What is required:
Leave the pictures out and retype the lines from the beginning through the line with "fig=fig, y=1.5, units='points'))", both ends included.

Stored data:
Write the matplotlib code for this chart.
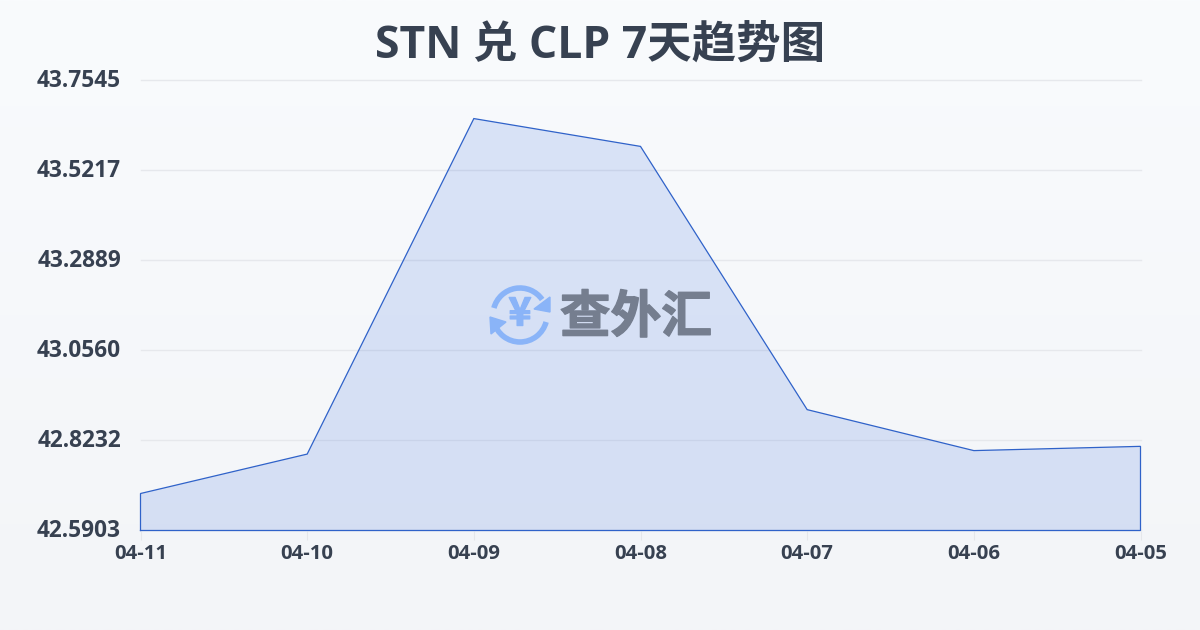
import numpy as np
import matplotlib
matplotlib.use("Agg")
import matplotlib.pyplot as plt
import matplotlib.patheffects as pe
from matplotlib.patches import Arc, Polygon
from matplotlib.transforms import offset_copy

FONTS = ['Open Sans', 'Noto Sans CJK SC', 'DejaVu Sans']
plt.rcParams['font.family'] = FONTS

dates = ['04-11', '04-10', '04-09', '04-08', '04-07', '04-06', '04-05']
rates = [42.686, 42.788, 43.656, 43.584, 42.903, 42.797, 42.808]
y_ticks = [42.5903, 42.8232, 43.0560, 43.2889, 43.5217, 43.7545]
y_labels = ['42.5903', '42.8232', '43.0560', '43.2889', '43.5217', '43.7545']
title = 'STN 兑 CLP 7天趋势图'

TEXT = '#374151'
W, H = 1200, 630
fig = plt.figure(figsize=(W / 100, H / 100), dpi=100)

# background gradient
bg = fig.add_axes([0, 0, 1, 1], zorder=0)
bg.axis('off')
top, bottom = np.array([0xf9, 0xfb, 0xfd]) / 255, np.array([0xf3, 0xf5, 0xf8]) / 255
t = np.linspace(0, 1, 256)[:, None, None]
bg.imshow(top + (bottom - top) * t, aspect='auto', extent=[0, 1, 0, 1])

# main plot
ax = fig.add_axes([140.5 / W, 1 - 530.5 / H, 1000 / W, 450 / H], zorder=1)
ax.patch.set_alpha(0)
x = np.arange(len(dates))
ax.set_xlim(x[0], x[-1])
ax.set_ylim(y_ticks[0], y_ticks[-1])
for s in ax.spines.values():
    s.set_visible(False)
ax.grid(axis='y', color='#e6e8ec', lw=1, clip_on=False)
ax.set_axisbelow(True)
ax.fill_between(x, rates, y_ticks[0], facecolor='#2860dc', alpha=0.15, lw=0, zorder=2)
ax.plot(np.r_[x[0], x, x[-1], x[0]], np.r_[y_ticks[0], rates, y_ticks[0], y_ticks[0]],
        color='#2f62c9', lw=0.9, solid_joinstyle='miter', clip_on=False, zorder=3)

ax.set_xticks(x, dates, fontsize=14.6, fontweight='bold', color=TEXT)
ax.set_yticks(y_ticks, y_labels, fontsize=16.3, fontweight='bold', color=TEXT)
ax.tick_params(axis='x', length=6.5, width=0.8, color='#e5e7eb', pad=3.5)
ax.tick_params(axis='y', length=0, pad=14)
for lab in ax.get_yticklabels():
    lab.set_transform(offset_copy(lab.get_transform(), fig=fig, y=1.5, units='points'))

fig.text(0.5, 1 - 46 / H, title, ha='center', va='center', fontsize=32,
         fontweight='bold', color=TEXT)

# watermark in pixel coordinates
ov = fig.add_axes([0, 0, 1, 1], zorder=5)
ov.axis('off')
ov.set_xlim(0, W)
ov.set_ylim(H, 0)
BLUE = '#8ab4f8'
GREY = '#757e8f'
cx, cy, r = 520, 315, 27
ov.add_patch(Arc((cx, cy), 2 * r, 2 * r, theta1=195, theta2=325, color=BLUE, lw=4))
ov.add_patch(Arc((cx, cy), 2 * r, 2 * r, theta1=15, theta2=165, color=BLUE, lw=4))
ov.add_patch(Polygon([(550, 297), (550, 312), (534, 309)], closed=True, fc=BLUE, ec=BLUE, lw=1))
ov.add_patch(Polygon([(490, 317), (506, 322), (491, 334)], closed=True, fc=BLUE, ec=BLUE, lw=1))
ov.text(cx, cy - 1, '¥', ha='center', va='center', fontsize=28, fontweight='bold', color=BLUE,
        family=['Noto Sans CJK SC', 'DejaVu Sans'],
        path_effects=[pe.withStroke(linewidth=1, foreground=BLUE)])
ov.text(636, 318, '查外汇', ha='center', va='center', fontsize=36.5, fontweight='bold',
        color=GREY, family=['Noto Sans CJK SC', 'DejaVu Sans'],
        path_effects=[pe.withStroke(linewidth=1, foreground=GREY)])

fig.savefig('out.png', dpi=100)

Solution for this task:
Write the matplotlib code for this chart.
import numpy as np
import matplotlib
matplotlib.use("Agg")
import matplotlib.pyplot as plt
import matplotlib.patheffects as pe
from matplotlib.patches import Arc, Polygon
from matplotlib.transforms import offset_copy

FONTS = ['Open Sans', 'Noto Sans CJK SC', 'DejaVu Sans']
plt.rcParams['font.family'] = FONTS

dates = ['04-11', '04-10', '04-09', '04-08', '04-07', '04-06', '04-05']
rates = [42.686, 42.788, 43.656, 43.584, 42.903, 42.797, 42.808]
y_ticks = [42.5903, 42.8232, 43.0560, 43.2889, 43.5217, 43.7545]
y_labels = ['42.5903', '42.8232', '43.0560', '43.2889', '43.5217', '43.7545']
title = 'STN 兑 CLP 7天趋势图'

TEXT = '#374151'
W, H = 1200, 630
fig = plt.figure(figsize=(W / 100, H / 100), dpi=100)

# background gradient
bg = fig.add_axes([0, 0, 1, 1], zorder=0)
bg.axis('off')
top, bottom = np.array([0xf9, 0xfb, 0xfd]) / 255, np.array([0xf3, 0xf5, 0xf8]) / 255
t = np.linspace(0, 1, 256)[:, None, None]
bg.imshow(top + (bottom - top) * t, aspect='auto', extent=[0, 1, 0, 1])

# main plot
ax = fig.add_axes([140.5 / W, 1 - 530.5 / H, 1000 / W, 450 / H], zorder=1)
ax.patch.set_alpha(0)
x = np.arange(len(dates))
ax.set_xlim(x[0], x[-1])
ax.set_ylim(y_ticks[0], y_ticks[-1])
for s in ax.spines.values():
    s.set_visible(False)
ax.grid(axis='y', color='#e6e8ec', lw=1, clip_on=False)
ax.set_axisbelow(True)
ax.fill_between(x, rates, y_ticks[0], facecolor='#2860dc', alpha=0.15, lw=0, zorder=2)
ax.plot(np.r_[x[0], x, x[-1], x[0]], np.r_[y_ticks[0], rates, y_ticks[0], y_ticks[0]],
        color='#2f62c9', lw=0.9, solid_joinstyle='miter', clip_on=False, zorder=3)

ax.set_xticks(x, dates, fontsize=14.6, fontweight='bold', color=TEXT)
ax.set_yticks(y_ticks, y_labels, fontsize=16.3, fontweight='bold', color=TEXT)
ax.tick_params(axis='x', length=6.5, width=0.8, color='#e5e7eb', pad=3.5)
ax.tick_params(axis='y', length=0, pad=14)
for lab in ax.get_yticklabels():
    lab.set_transform(offset_copy(lab.get_transform(), fig=fig, y=1.5, units='points'))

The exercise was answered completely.